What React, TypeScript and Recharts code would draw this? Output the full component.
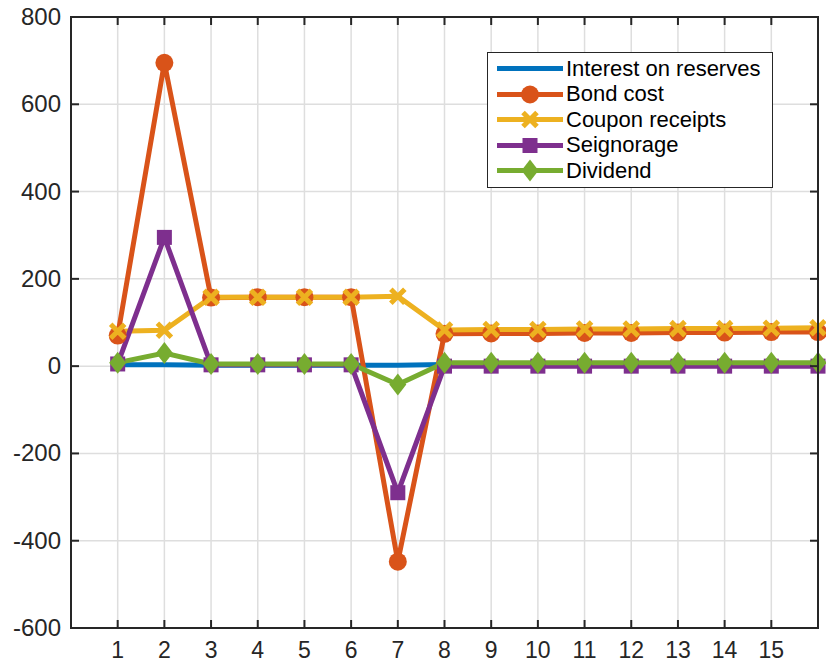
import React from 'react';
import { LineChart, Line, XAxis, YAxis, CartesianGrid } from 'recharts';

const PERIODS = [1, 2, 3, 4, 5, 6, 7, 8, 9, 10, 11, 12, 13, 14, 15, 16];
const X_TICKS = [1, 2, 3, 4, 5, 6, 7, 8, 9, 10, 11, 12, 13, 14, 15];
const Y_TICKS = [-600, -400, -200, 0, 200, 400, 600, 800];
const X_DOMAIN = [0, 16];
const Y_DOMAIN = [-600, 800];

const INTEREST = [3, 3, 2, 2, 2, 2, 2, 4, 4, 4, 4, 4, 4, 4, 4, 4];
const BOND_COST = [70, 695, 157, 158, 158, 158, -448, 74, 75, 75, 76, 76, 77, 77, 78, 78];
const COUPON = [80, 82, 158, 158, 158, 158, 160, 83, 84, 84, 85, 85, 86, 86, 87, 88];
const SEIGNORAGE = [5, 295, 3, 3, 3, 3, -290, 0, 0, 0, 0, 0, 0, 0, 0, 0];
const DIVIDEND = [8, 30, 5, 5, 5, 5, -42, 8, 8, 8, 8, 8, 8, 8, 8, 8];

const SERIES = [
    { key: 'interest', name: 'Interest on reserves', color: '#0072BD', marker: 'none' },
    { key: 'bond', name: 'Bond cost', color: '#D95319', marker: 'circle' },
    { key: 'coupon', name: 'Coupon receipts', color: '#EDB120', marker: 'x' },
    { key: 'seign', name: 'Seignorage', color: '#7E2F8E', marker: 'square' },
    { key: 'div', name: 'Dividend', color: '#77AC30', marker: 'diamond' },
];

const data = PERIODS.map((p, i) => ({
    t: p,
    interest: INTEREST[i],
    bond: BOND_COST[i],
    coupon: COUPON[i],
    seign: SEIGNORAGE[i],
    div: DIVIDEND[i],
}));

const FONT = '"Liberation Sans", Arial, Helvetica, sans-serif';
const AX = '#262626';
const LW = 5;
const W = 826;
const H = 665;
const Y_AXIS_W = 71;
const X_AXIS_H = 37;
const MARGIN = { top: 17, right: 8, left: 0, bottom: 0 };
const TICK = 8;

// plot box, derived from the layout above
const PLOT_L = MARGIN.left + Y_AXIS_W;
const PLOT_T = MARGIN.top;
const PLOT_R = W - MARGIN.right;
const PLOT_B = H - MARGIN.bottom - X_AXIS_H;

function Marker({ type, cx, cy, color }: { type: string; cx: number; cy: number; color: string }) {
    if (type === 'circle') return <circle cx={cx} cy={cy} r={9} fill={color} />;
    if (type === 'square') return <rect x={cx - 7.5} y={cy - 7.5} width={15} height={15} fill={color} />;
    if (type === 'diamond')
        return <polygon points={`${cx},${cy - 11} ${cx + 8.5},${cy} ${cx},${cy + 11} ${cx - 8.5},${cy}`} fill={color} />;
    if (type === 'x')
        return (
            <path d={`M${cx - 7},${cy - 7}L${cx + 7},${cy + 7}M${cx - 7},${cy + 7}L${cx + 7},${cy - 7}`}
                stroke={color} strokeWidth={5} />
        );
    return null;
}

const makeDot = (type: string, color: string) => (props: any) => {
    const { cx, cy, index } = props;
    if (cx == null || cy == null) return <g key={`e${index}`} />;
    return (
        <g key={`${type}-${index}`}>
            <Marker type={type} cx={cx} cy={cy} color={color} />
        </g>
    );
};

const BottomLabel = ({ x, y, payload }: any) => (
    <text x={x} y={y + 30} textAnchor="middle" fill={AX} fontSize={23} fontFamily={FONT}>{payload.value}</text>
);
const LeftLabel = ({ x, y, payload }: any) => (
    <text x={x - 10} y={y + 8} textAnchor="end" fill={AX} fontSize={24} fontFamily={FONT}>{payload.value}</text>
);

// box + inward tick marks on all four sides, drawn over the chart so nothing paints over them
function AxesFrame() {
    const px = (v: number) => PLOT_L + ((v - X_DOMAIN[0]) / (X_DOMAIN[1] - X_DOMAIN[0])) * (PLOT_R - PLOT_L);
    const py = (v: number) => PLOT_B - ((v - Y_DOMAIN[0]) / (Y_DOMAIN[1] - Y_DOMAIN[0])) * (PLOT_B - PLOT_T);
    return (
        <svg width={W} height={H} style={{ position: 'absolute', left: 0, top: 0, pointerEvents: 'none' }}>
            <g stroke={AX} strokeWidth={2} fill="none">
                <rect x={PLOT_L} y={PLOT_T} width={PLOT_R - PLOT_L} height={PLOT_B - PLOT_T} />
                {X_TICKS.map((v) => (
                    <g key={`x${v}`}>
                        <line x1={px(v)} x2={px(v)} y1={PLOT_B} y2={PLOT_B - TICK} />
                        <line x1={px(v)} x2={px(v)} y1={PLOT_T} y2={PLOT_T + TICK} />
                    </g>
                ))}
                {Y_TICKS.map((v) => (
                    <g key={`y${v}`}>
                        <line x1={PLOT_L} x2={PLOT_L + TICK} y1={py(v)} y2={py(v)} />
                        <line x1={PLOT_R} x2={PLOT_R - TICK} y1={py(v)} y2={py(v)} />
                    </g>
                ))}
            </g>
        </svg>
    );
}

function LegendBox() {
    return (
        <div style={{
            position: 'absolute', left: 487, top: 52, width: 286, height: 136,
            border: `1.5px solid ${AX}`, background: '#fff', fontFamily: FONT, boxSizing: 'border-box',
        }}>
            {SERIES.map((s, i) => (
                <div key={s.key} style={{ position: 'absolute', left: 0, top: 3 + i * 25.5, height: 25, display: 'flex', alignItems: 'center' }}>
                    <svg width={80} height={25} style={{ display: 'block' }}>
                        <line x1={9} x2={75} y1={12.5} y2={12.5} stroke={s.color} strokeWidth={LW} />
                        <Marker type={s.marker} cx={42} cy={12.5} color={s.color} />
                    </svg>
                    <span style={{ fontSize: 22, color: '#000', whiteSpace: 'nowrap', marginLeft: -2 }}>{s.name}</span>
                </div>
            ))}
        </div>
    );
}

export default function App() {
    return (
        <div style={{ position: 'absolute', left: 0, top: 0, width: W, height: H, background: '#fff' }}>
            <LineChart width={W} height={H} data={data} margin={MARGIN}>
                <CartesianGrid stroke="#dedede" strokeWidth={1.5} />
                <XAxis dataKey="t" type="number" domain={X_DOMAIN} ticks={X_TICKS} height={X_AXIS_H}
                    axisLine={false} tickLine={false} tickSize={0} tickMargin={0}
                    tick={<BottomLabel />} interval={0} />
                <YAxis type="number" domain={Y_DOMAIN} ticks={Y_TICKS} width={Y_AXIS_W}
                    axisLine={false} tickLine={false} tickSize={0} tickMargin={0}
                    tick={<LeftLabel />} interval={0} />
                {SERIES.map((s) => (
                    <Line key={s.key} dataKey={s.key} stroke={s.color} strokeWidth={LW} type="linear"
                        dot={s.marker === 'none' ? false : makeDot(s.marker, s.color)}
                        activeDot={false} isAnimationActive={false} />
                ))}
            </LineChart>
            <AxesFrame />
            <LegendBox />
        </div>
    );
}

++++++

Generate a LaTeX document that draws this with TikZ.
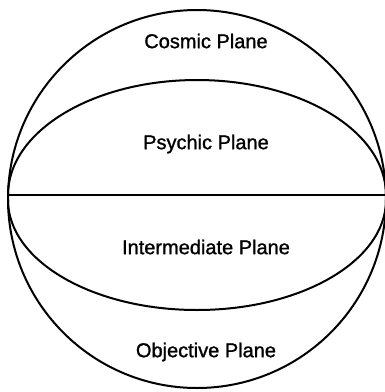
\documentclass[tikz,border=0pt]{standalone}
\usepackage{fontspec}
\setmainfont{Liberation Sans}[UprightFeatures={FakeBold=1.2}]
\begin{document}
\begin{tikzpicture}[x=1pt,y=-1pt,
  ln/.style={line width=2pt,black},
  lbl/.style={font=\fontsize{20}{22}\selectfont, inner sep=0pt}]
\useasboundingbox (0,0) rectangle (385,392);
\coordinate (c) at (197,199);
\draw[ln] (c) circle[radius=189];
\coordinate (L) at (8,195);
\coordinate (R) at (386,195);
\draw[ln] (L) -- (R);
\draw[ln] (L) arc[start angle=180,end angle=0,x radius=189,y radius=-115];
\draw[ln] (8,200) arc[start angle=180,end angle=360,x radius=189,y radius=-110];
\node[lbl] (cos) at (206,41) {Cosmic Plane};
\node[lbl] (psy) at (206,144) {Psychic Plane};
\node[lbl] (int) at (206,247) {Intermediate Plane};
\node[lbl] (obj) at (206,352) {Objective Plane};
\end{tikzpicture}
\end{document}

++++++

_Brief_
The records are above. How many lines in them contain the word "React"? Give the number alone.

_Result_
2